#### YOUR TASK:
Starting with the first line of the data below, copy each line up to and including the one containing "sep=0pt] at (718pt,418.3pt)". Pictures stay out.

#### GIVEN MATERIAL:
+===+

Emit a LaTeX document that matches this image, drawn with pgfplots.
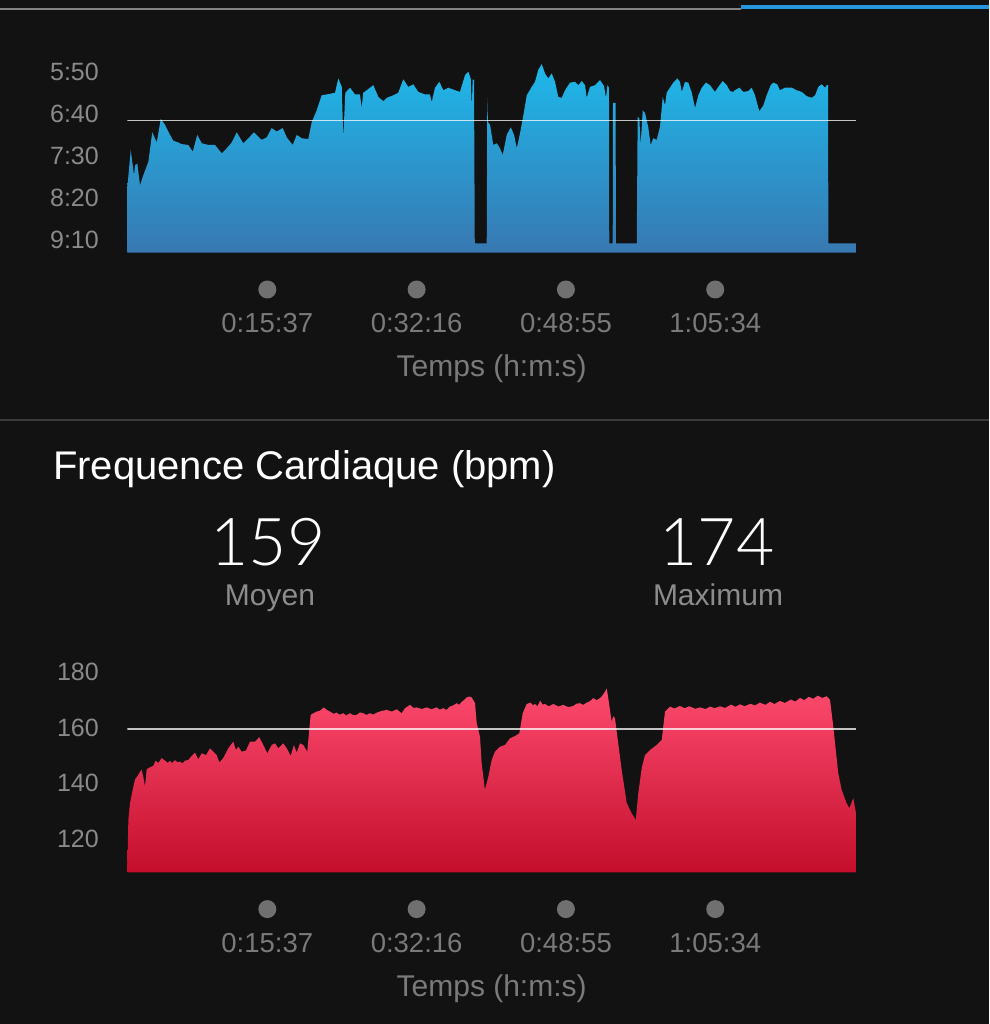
\documentclass[border=0pt]{standalone}
\usepackage{pgfplots}
\pgfplotsset{compat=1.18}
\usepackage{fontspec}
\setmainfont{Liberation Sans}
\newfontfamily\lightfont{Lato Light}
\definecolor{bg}{RGB}{18,18,18}
\definecolor{topgray}{RGB}{130,130,130}
\definecolor{topblue}{RGB}{38,150,222}
\definecolor{sepgray}{RGB}{58,58,58}
\definecolor{ylab}{RGB}{138,138,138}
\definecolor{xlab}{RGB}{122,122,122}
\definecolor{dotgray}{RGB}{112,112,112}
\definecolor{subgray}{RGB}{140,140,140}
\definecolor{paceTop}{RGB}{30,184,234}
\definecolor{paceBot}{RGB}{56,120,178}
\definecolor{hrTop}{RGB}{252,74,110}
\definecolor{hrBot}{RGB}{196,14,44}
\newcommand\fs[1]{\fontsize{#1}{#1}\selectfont}
\newcommand\tlab[1]{\shortstack{\tikz\fill[dotgray] (0pt,0pt) circle (9pt);\\[12pt]#1}}
\pgfplotsset{chartstyle/.style={
  scale only axis, width=728.7pt,
  axis line style={draw=none}, major tick length=0pt, tick style={draw=none},
  xmin=0, xmax=4876,
  xtick={937,1936,2935,3934},
  xticklabels={\tlab{0:15:37},\tlab{0:32:16},\tlab{0:48:55},\tlab{1:05:34}},
  xticklabel style={anchor=base, inner sep=0pt, yshift=-80pt, font=\fs{27.5}, text=xlab},
  yticklabel style={anchor=east, inner sep=0pt, xshift=-28.3pt, font=\fs{25}, text=ylab},
  xlabel={Temps (h:m:s)},
  x label style={at={(axis description cs:0.5,0)}, anchor=base, inner sep=0pt, yshift=-123.8pt, font=\fs{30}, text=xlab},
}}
\begin{document}
\begin{tikzpicture}
\fill[bg] (0pt,0pt) rectangle (989pt,1024pt);
\fill[topgray] (0pt,1014pt) rectangle (741pt,1016pt);
\fill[topblue] (741pt,1014.7pt) rectangle (989pt,1019.3pt);
\fill[sepgray] (0pt,603.3pt) rectangle (989pt,604.7pt);
\node[anchor=base west, text=white, font=\fs{40}, inner sep=0pt] at (53pt,544pt) {Frequence Cardiaque (bpm)};
\node[anchor=base, text=white, font=\lightfont\fs{66}, inner sep=0pt] at (268pt,458.5pt) {159};
\node[anchor=base, text=subgray, font=\fs{30}, inner sep=0pt] at (270pt,418.3pt) {Moyen};
\node[anchor=base, text=white, font=\lightfont\fs{66}, inner sep=0pt] at (717pt,458.5pt) {174};
\node[anchor=base, text=subgray, font=\fs{30}, inner sep=0pt] at (718pt,418.3pt) {Maximum};

% ---------------- Pace chart ----------------
\begin{axis}[chartstyle, at={(127.3pt,771.3pt)}, anchor=south west,
  height=197.8pt, ymin=330, ymax=565, y dir=reverse,
  ytick={350,400,450,500,550}, yticklabels={5:50,6:40,7:30,8:20,9:10}]
\addplot[draw=none, top color=paceTop, bottom color=paceBot] table {
0 565
0 488
23 443
45 473
52 461
67 459
85 485
107 473
141 457
167 422
197 434
224 406
252 413
286 425
308 432
341 434
364 436
408 437
438 445
468 425
498 435
542 437
587 437
632 447
665 441
699 434
732 422
776 435
810 429
848 422
899 431
933 428
966 417
1000 421
1040 417
1067 428
1107 437
1134 425
1167 429
1211 430
1234 410
1267 396
1301 378
1334 377
1390 375
1412 358
1435 368
1445 429
1459 375
1490 369
1524 377
1557 377
1568 393
1579 375
1602 372
1646 366
1680 380
1713 385
1736 381
1780 378
1813 375
1847 359
1880 368
1914 365
1947 374
1992 377
2025 377
2037 386
2059 369
2088 362
2115 372
2148 369
2193 372
2226 374
2260 354
2282 350
2298 358
2305 393
2311 359
2320 360
2325 554
2405 554
2409 381
2414 410
2427 413
2449 437
2472 435
2494 441
2512 449
2539 425
2566 416
2588 425
2606 441
2628 423
2650 402
2673 378
2706 368
2728 362
2750 348
2773 341
2795 352
2817 358
2840 352
2862 362
2884 380
2907 381
2929 372
2962 363
2996 362
3018 366
3041 361
3063 366
3074 381
3096 368
3130 366
3163 360
3190 367
3203 381
3213 366
3223 369
3225 554
3248 554
3250 387
3267 387
3270 554
3409 554
3415 404
3426 405
3435 437
3449 396
3464 399
3486 416
3502 437
3520 429
3542 431
3564 416
3583 380
3598 390
3609 375
3631 369
3653 363
3680 358
3698 362
3710 374
3732 362
3754 363
3777 375
3799 393
3821 378
3844 369
3872 363
3899 366
3932 374
3955 368
3984 361
4011 366
4033 373
4055 374
4066 372
4095 369
4122 374
4155 373
4178 369
4200 378
4229 397
4256 390
4278 378
4305 366
4323 363
4349 365
4367 372
4401 369
4446 369
4479 372
4513 374
4546 379
4580 381
4602 378
4624 368
4646 365
4669 369
4680 366
4689 366
4691 554
4876 554
4876 565
};
\addplot[white, opacity=0.75, line width=1.6pt] coordinates {(0,408) (4876,408)};
\end{axis}

% ---------------- Heart-rate chart ----------------
\begin{axis}[chartstyle, at={(127.3pt,151.7pt)}, anchor=south west,
  height=214.5pt, ymin=108, ymax=185,
  ytick={120,140,160,180}, yticklabels={120,140,160,180}]
\addplot[draw=none, top color=hrTop, bottom color=hrBot] table {
0 108
7 126.8
18 132.8
36 137.6
52 141.4
67 142.4
85 144.1
96 144.8
107 142.4
118 138.8
130 145.0
152 145.7
174 146.2
190 148.1
207 147.2
230 149.0
252 148.1
270 147.3
286 148.0
300 147.2
319 148.3
335 147.5
353 147.7
370 147.1
386 148.1
408 148.3
431 149.8
453 151.0
475 148.6
498 150.7
527 150.1
554 152.5
575 151.3
598 150.1
616 147.4
642 149.0
676 152.5
709 154.9
727 151.9
743 153.1
765 151.3
794 151.7
821 154.9
854 154.9
883 156.5
910 153.7
937 150.7
966 153.7
988 154.3
1011 152.5
1044 154.3
1067 152.5
1093 149.8
1115 153.7
1133 151.0
1156 154.3
1178 153.7
1204 151.3
1227 164.5
1245 165.1
1267 165.7
1289 166.0
1316 167.2
1334 166.3
1356 165.7
1380 164.9
1401 165.3
1420 164.6
1445 165.1
1465 164.3
1490 165.1
1512 164.4
1535 164.5
1557 165.4
1579 165.1
1600 164.5
1624 165.1
1645 164.6
1669 165.3
1700 165.9
1736 166.3
1770 165.7
1803 166.5
1836 165.1
1858 166.9
1892 168.1
1915 167.0
1936 167.2
1970 166.6
2003 167.2
2035 166.5
2070 167.2
2090 166.4
2114 166.9
2135 166.3
2159 167.5
2180 167.9
2204 168.7
2220 168.1
2238 169.2
2255 169.9
2271 170.8
2290 171.1
2304 170.8
2327 168.7
2338 161.5
2360 156.7
2371 147.2
2393 137.6
2416 142.4
2438 148.3
2460 151.3
2494 153.1
2527 153.7
2561 156.1
2594 156.9
2623 157.9
2646 165.1
2672 168.4
2699 168.9
2715 168.0
2728 168.4
2745 167.6
2762 169.6
2780 168.2
2795 168.4
2820 167.6
2851 168.4
2885 167.5
2917 168.1
2950 167.3
2984 167.7
3005 168.5
3029 168.7
3050 168.1
3074 168.9
3095 169.4
3118 170.5
3140 169.8
3163 170.5
3180 171.5
3196 172.8
3208 174
3218 170.6
3241 162.1
3252 164.0
3263 163.4
3279 156.7
3308 144.8
3342 132.8
3375 129.2
3402 126.8
3419 136.3
3442 145.4
3464 150.1
3498 151.9
3542 153.7
3576 155.5
3598 165.7
3631 167.5
3660 166.8
3698 167.7
3730 166.9
3760 167.6
3800 166.7
3832 167.2
3870 166.6
3900 167.5
3930 166.9
3966 167.6
4000 167.0
4040 168.2
4070 167.4
4099 168.3
4130 167.6
4170 168.5
4200 167.9
4233 168.9
4270 168.1
4300 169.2
4330 168.4
4367 169.5
4400 168.8
4440 170.0
4470 169.3
4501 170.6
4530 169.8
4560 171.0
4590 170.3
4620 171.4
4650 170.6
4680 171.2
4702 169.9
4724 160.3
4757 143.6
4780 137.6
4813 132.8
4831 131.0
4858 134.6
4876 129.2
4876 108
};
\addplot[white, opacity=0.75, line width=1.6pt] coordinates {(0,159.35) (4876,159.35)};
\end{axis}
\end{tikzpicture}
\end{document}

+===+

#### WORKED SOLUTION:
Emit a LaTeX document that matches this image, drawn with pgfplots.
\documentclass[border=0pt]{standalone}
\usepackage{pgfplots}
\pgfplotsset{compat=1.18}
\usepackage{fontspec}
\setmainfont{Liberation Sans}
\newfontfamily\lightfont{Lato Light}
\definecolor{bg}{RGB}{18,18,18}
\definecolor{topgray}{RGB}{130,130,130}
\definecolor{topblue}{RGB}{38,150,222}
\definecolor{sepgray}{RGB}{58,58,58}
\definecolor{ylab}{RGB}{138,138,138}
\definecolor{xlab}{RGB}{122,122,122}
\definecolor{dotgray}{RGB}{112,112,112}
\definecolor{subgray}{RGB}{140,140,140}
\definecolor{paceTop}{RGB}{30,184,234}
\definecolor{paceBot}{RGB}{56,120,178}
\definecolor{hrTop}{RGB}{252,74,110}
\definecolor{hrBot}{RGB}{196,14,44}
\newcommand\fs[1]{\fontsize{#1}{#1}\selectfont}
\newcommand\tlab[1]{\shortstack{\tikz\fill[dotgray] (0pt,0pt) circle (9pt);\\[12pt]#1}}
\pgfplotsset{chartstyle/.style={
  scale only axis, width=728.7pt,
  axis line style={draw=none}, major tick length=0pt, tick style={draw=none},
  xmin=0, xmax=4876,
  xtick={937,1936,2935,3934},
  xticklabels={\tlab{0:15:37},\tlab{0:32:16},\tlab{0:48:55},\tlab{1:05:34}},
  xticklabel style={anchor=base, inner sep=0pt, yshift=-80pt, font=\fs{27.5}, text=xlab},
  yticklabel style={anchor=east, inner sep=0pt, xshift=-28.3pt, font=\fs{25}, text=ylab},
  xlabel={Temps (h:m:s)},
  x label style={at={(axis description cs:0.5,0)}, anchor=base, inner sep=0pt, yshift=-123.8pt, font=\fs{30}, text=xlab},
}}
\begin{document}
\begin{tikzpicture}
\fill[bg] (0pt,0pt) rectangle (989pt,1024pt);
\fill[topgray] (0pt,1014pt) rectangle (741pt,1016pt);
\fill[topblue] (741pt,1014.7pt) rectangle (989pt,1019.3pt);
\fill[sepgray] (0pt,603.3pt) rectangle (989pt,604.7pt);
\node[anchor=base west, text=white, font=\fs{40}, inner sep=0pt] at (53pt,544pt) {Frequence Cardiaque (bpm)};
\node[anchor=base, text=white, font=\lightfont\fs{66}, inner sep=0pt] at (268pt,458.5pt) {159};
\node[anchor=base, text=subgray, font=\fs{30}, inner sep=0pt] at (270pt,418.3pt) {Moyen};
\node[anchor=base, text=white, font=\lightfont\fs{66}, inner sep=0pt] at (717pt,458.5pt) {174};
\node[anchor=base, text=subgray, font=\fs{30}, inner sep=0pt] at (718pt,418.3pt) {Maximum};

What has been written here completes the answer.